__Your objective__
Begin at the first line of the data and copy each line through the one containing "const ticks60 = [0, 10, 20, 30, 40, 50, 60];", that line included, with no pictures.

__Data extract__
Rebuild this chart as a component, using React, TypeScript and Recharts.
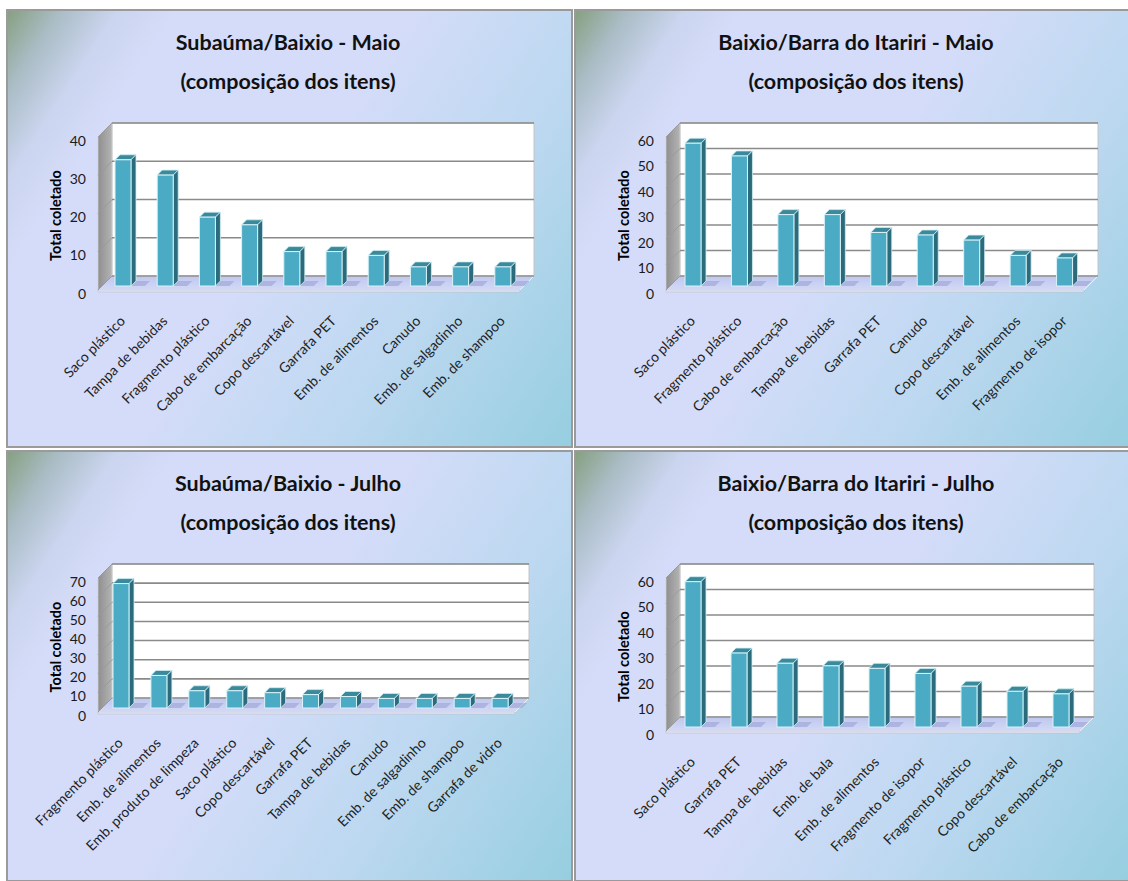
import React from "react";
import { BarChart, Bar, XAxis, YAxis, CartesianGrid, ReferenceArea, Label } from "recharts";

// --- dados ---
const subaumaMaioItens = ["Saco plástico", "Tampa de bebidas", "Fragmento plástico", "Cabo de embarcação", "Copo descartável", "Garrafa PET", "Emb. de alimentos", "Canudo", "Emb. de salgadinho", "Emb. de shampoo"];
const subaumaMaioTotais = [33, 29, 18, 16, 9, 9, 8, 5, 5, 5];
const ticks40 = [0, 10, 20, 30, 40];

const itaririMaioItens = ["Saco plástico", "Fragmento plástico", "Cabo de embarcação", "Tampa de bebidas", "Garrafa PET", "Canudo", "Copo descartável", "Emb. de alimentos", "Fragmento de isopor"];
const itaririMaioTotais = [56, 51, 28, 28, 21, 20, 18, 12, 11];
const ticks60 = [0, 10, 20, 30, 40, 50, 60];

const subaumaJulhoItens = ["Fragmento plástico", "Emb. de alimentos", "Emb. produto de limpeza", "Saco plástico", "Copo descartável", "Garrafa PET", "Tampa de bebidas", "Canudo", "Emb. de salgadinho", "Emb. de shampoo", "Garrafa de vidro"];
const subaumaJulhoTotais = [65, 17, 9, 9, 8, 7, 6, 5, 5, 5, 5];
const ticks70 = [0, 10, 20, 30, 40, 50, 60, 70];

const itaririJulhoItens = ["Saco plástico", "Garrafa PET", "Tampa de bebidas", "Emb. de bala", "Emb. de alimentos", "Fragmento de isopor", "Fragmento plástico", "Copo descartável", "Cabo de embarcação"];
const itaririJulhoTotais = [57, 29, 25, 24, 23, 21, 16, 14, 13];

const DEPTH = 10; // bar plane -> back wall
const FRONT = 4; // bar plane -> front edge of floor
const BAR_DEPTH = 5;

const panels = [
  { title: "Subaúma/Baixio - Maio", itens: subaumaMaioItens, totais: subaumaMaioTotais, ticks: ticks40, left: 6, top: 9, w: 567, h: 439, plotW: 422, plotBottom: 275 },
  { title: "Baixio/Barra do Itariri - Maio", itens: itaririMaioItens, totais: itaririMaioTotais, ticks: ticks60, left: 574, top: 9, w: 556, h: 439, plotW: 418, plotBottom: 275 },
  { title: "Subaúma/Baixio - Julho", itens: subaumaJulhoItens, totais: subaumaJulhoTotais, ticks: ticks70, left: 6, top: 450, w: 567, h: 432, plotW: 417, plotBottom: 256 },
  { title: "Baixio/Barra do Itariri - Julho", itens: itaririJulhoItens, totais: itaririJulhoTotais, ticks: ticks60, left: 574, top: 450, w: 556, h: 432, plotW: 414, plotBottom: 275 },
];

const PLOT_LEFT = 94;
const PLOT_TOP = 122;
const Y_AXIS_W = 60;

function Walls(props: any) {
  const { x, y, width, height } = props;
  const b = y + height;
  return (
    <g>
      <defs>
        <linearGradient id="sideWall" x1="0" y1="0" x2="1" y2="0">
          <stop offset="0%" stopColor="#8f8f8f" />
          <stop offset="100%" stopColor="#b4b4b4" />
        </linearGradient>
        <linearGradient id="floorFill" x1="0" y1="0" x2="0" y2="1">
          <stop offset="0%" stopColor="#bfc7ef" />
          <stop offset="100%" stopColor="#d3d9f6" />
        </linearGradient>
      </defs>
      <rect x={x + DEPTH} y={y - DEPTH} width={width} height={height} fill="#ffffff" stroke="#c4c4c4" strokeWidth={1} />
      <polygon
        points={`${x - FRONT},${y + FRONT} ${x + DEPTH},${y - DEPTH} ${x + DEPTH},${b - DEPTH} ${x - FRONT},${b + FRONT}`}
        fill="url(#sideWall)"
        stroke="#d0d0d0"
        strokeWidth={0.8}
      />
      <polygon
        points={`${x - FRONT},${b + FRONT} ${x + DEPTH},${b - DEPTH} ${x + width + DEPTH},${b - DEPTH} ${x + width - FRONT},${b + FRONT}`}
        fill="url(#floorFill)"
        stroke="#eef1fc"
        strokeWidth={1}
      />
      <polygon
        points={`${x - FRONT},${b + FRONT} ${x + width - FRONT},${b + FRONT} ${x + width - FRONT},${b + FRONT + 2} ${x - FRONT},${b + FRONT + 2}`}
        fill="#e6eafa"
        stroke="#b8bcc8"
        strokeWidth={0.6}
      />
    </g>
  );
}

function GridLine(props: any) {
  const { x1, y1, x2, y2 } = props;
  return (
    <g>
      <line x1={x1 - FRONT} y1={y1 + FRONT} x2={x1 + DEPTH} y2={y1 - DEPTH} stroke="#9a9a9a" strokeWidth={1} />
      <line x1={x1 + DEPTH} y1={y1 - DEPTH} x2={x2 + DEPTH} y2={y2 - DEPTH} stroke="#8a8a8a" strokeWidth={1.6} />
    </g>
  );
}

function Column(props: any) {
  const { x, y, width, height } = props;
  if (!height || height <= 0) return null;
  const d = BAR_DEPTH;
  const b = y + height;
  return (
    <g>
      <polygon
        points={`${x + width},${b} ${x + width + 14},${b} ${x + width + 14 + d},${b - d} ${x + width + d},${b - d}`}
        fill="#8a93c8"
        opacity={0.45}
      />
      <polygon
        points={`${x},${y} ${x + d},${y - d} ${x + width + d},${y - d} ${x + width},${y}`}
        fill="#3a8a9c"
        stroke="#cfeef5"
        strokeWidth={0.8}
      />
      <polygon
        points={`${x + width},${y} ${x + width + d},${y - d} ${x + width + d},${b - d} ${x + width},${b}`}
        fill="#2b6b7b"
        stroke="#cfeef5"
        strokeWidth={0.8}
      />
      <rect x={x} y={y} width={width} height={height} fill="#4babc5" stroke="#d9f3f8" strokeWidth={1} />
    </g>
  );
}

function ValueTick(props: any) {
  const { x, y, payload } = props;
  return (
    <text x={x} y={y + 7} textAnchor="end" dominantBaseline="central" fontFamily="Lato" fontSize={14} fill="#1a1a1a">
      {payload.value}
    </text>
  );
}

function ItemTick(props: any) {
  const { x, y, payload } = props;
  return (
    <g transform={`translate(${x + 3},${y + 36}) rotate(-45)`}>
      <text x={0} y={0} textAnchor="end" fontFamily="Lato" fontSize={14} fill="#222">
        {payload.value}
      </text>
    </g>
  );
}

function AxisTitle(props: any) {
  const vb = props.viewBox || {};
  const cx = vb.x + vb.width - 47;
  const cy = vb.y + vb.height / 2 + 6;
  return (
    <text
      x={cx}
      y={cy}
      transform={`rotate(-90 ${cx} ${cy})`}
      textAnchor="middle"
      dominantBaseline="central"
      fontFamily="Lato"
      fontWeight="bold"
      fontSize={14.5}
      fill="#000"
    >
      Total coletado
    </text>
  );
}

function Painel({ p }: { p: (typeof panels)[number] }) {
  const data = p.itens.map((item, i) => ({ item, total: p.totais[i] }));
  const max = p.ticks[p.ticks.length - 1];
  const cw = p.w - 4;
  const ch = p.h - 4;
  return (
    <div
      style={{
        position: "absolute",
        left: p.left,
        top: p.top,
        width: p.w,
        height: p.h,
        boxSizing: "border-box",
        border: "2px solid #9a9a9a",
        background:
          "linear-gradient(123deg, #86a081 0%, #a9bcc4 6%, #cbd5ef 13%, #d5dcf9 20%, #d4dcf9 48%, #bcd8f0 72%, #96cee0 100%)",
        overflow: "hidden",
      }}
    >
      <div
        style={{
          position: "absolute",
          left: 0,
          top: 12,
          width: 560,
          textAlign: "center",
          fontFamily: "Lato",
          fontWeight: "bold",
          fontSize: 21.5,
          lineHeight: "39px",
          color: "#111",
        }}
      >
        {p.title}
        <br />
        (composição dos itens)
      </div>
      <div style={{ position: "absolute", left: 0, top: 0 }}>
        <BarChart
          width={cw}
          height={ch}
          data={data}
          margin={{ top: PLOT_TOP, left: PLOT_LEFT - Y_AXIS_W, right: cw - PLOT_LEFT - p.plotW, bottom: ch - p.plotBottom - 120 }}
        >
          <ReferenceArea y1={0} y2={max} shape={<Walls />} zIndex={-200} ifOverflow="visible" />
          <CartesianGrid vertical={false} horizontal={(gp: any) => <GridLine key={gp.key} {...gp} />} />
          <XAxis dataKey="item" interval={0} tickLine={false} axisLine={false} tickSize={0} tickMargin={0} height={120} tick={<ItemTick />} />
          <YAxis
            domain={[0, max]}
            ticks={p.ticks}
            interval={0}
            width={Y_AXIS_W}
            tickLine={false}
            axisLine={false}
            tickSize={0}
            tickMargin={16}
            tick={<ValueTick />}
          >
            <Label content={<AxisTitle />} />
          </YAxis>
          <Bar dataKey="total" barSize={16} shape={<Column />} isAnimationActive={false} />
        </BarChart>
      </div>
    </div>
  );
}

export default function App() {
  return (
    <div style={{ position: "absolute", left: 0, top: 0, width: 1128, height: 881, background: "#ffffff", overflow: "hidden" }}>
      {panels.map((p) => (
        <Painel key={p.title} p={p} />
      ))}
    </div>
  );
}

__Right answer__
Rebuild this chart as a component, using React, TypeScript and Recharts.
import React from "react";
import { BarChart, Bar, XAxis, YAxis, CartesianGrid, ReferenceArea, Label } from "recharts";

// --- dados ---
const subaumaMaioItens = ["Saco plástico", "Tampa de bebidas", "Fragmento plástico", "Cabo de embarcação", "Copo descartável", "Garrafa PET", "Emb. de alimentos", "Canudo", "Emb. de salgadinho", "Emb. de shampoo"];
const subaumaMaioTotais = [33, 29, 18, 16, 9, 9, 8, 5, 5, 5];
const ticks40 = [0, 10, 20, 30, 40];

const itaririMaioItens = ["Saco plástico", "Fragmento plástico", "Cabo de embarcação", "Tampa de bebidas", "Garrafa PET", "Canudo", "Copo descartável", "Emb. de alimentos", "Fragmento de isopor"];
const itaririMaioTotais = [56, 51, 28, 28, 21, 20, 18, 12, 11];
const ticks60 = [0, 10, 20, 30, 40, 50, 60];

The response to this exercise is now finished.